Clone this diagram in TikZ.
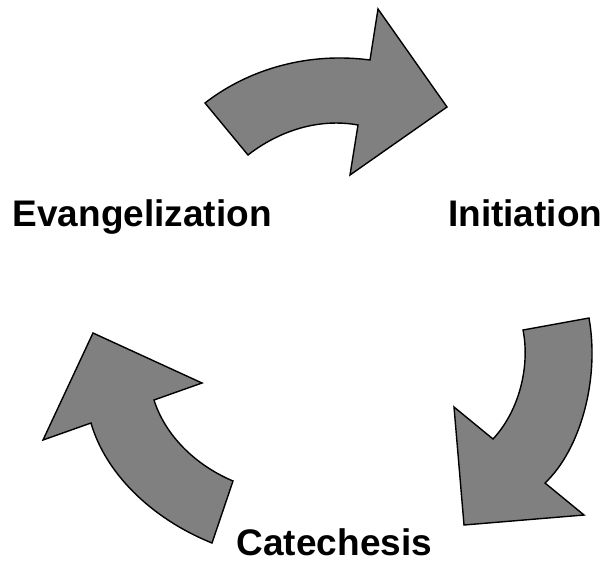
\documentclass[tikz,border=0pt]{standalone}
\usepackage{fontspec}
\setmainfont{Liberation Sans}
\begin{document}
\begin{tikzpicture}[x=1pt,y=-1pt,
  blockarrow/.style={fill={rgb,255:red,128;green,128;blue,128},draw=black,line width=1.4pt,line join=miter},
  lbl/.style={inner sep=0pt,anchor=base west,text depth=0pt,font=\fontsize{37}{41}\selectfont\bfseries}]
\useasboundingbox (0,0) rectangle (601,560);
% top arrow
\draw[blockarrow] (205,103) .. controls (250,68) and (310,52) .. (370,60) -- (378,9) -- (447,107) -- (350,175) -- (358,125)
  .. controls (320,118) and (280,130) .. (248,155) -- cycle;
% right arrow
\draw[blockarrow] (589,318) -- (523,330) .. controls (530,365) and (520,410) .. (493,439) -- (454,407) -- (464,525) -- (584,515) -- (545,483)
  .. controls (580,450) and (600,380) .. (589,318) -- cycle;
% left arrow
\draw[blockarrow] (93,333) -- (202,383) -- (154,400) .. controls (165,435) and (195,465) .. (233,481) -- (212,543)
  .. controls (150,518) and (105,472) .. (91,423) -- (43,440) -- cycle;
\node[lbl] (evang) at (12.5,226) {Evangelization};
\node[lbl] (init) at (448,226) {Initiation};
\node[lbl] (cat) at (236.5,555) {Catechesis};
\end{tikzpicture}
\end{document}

▬▬▬▬▬▬

To do → Skip the images and write out the rest of the listing exactly.

Result →
Clone this diagram in TikZ.
\documentclass[tikz,border=0pt]{standalone}
\usepackage{fontspec}
\setmainfont{Liberation Sans}
\begin{document}
\begin{tikzpicture}[x=1pt,y=-1pt,
  blockarrow/.style={fill={rgb,255:red,128;green,128;blue,128},draw=black,line width=1.4pt,line join=miter},
  lbl/.style={inner sep=0pt,anchor=base west,text depth=0pt,font=\fontsize{37}{41}\selectfont\bfseries}]
\useasboundingbox (0,0) rectangle (601,560);
% top arrow
\draw[blockarrow] (205,103) .. controls (250,68) and (310,52) .. (370,60) -- (378,9) -- (447,107) -- (350,175) -- (358,125)
  .. controls (320,118) and (280,130) .. (248,155) -- cycle;
% right arrow
\draw[blockarrow] (589,318) -- (523,330) .. controls (530,365) and (520,410) .. (493,439) -- (454,407) -- (464,525) -- (584,515) -- (545,483)
  .. controls (580,450) and (600,380) .. (589,318) -- cycle;
% left arrow
\draw[blockarrow] (93,333) -- (202,383) -- (154,400) .. controls (165,435) and (195,465) .. (233,481) -- (212,543)
  .. controls (150,518) and (105,472) .. (91,423) -- (43,440) -- cycle;
\node[lbl] (evang) at (12.5,226) {Evangelization};
\node[lbl] (init) at (448,226) {Initiation};
\node[lbl] (cat) at (236.5,555) {Catechesis};
\end{tikzpicture}
\end{document}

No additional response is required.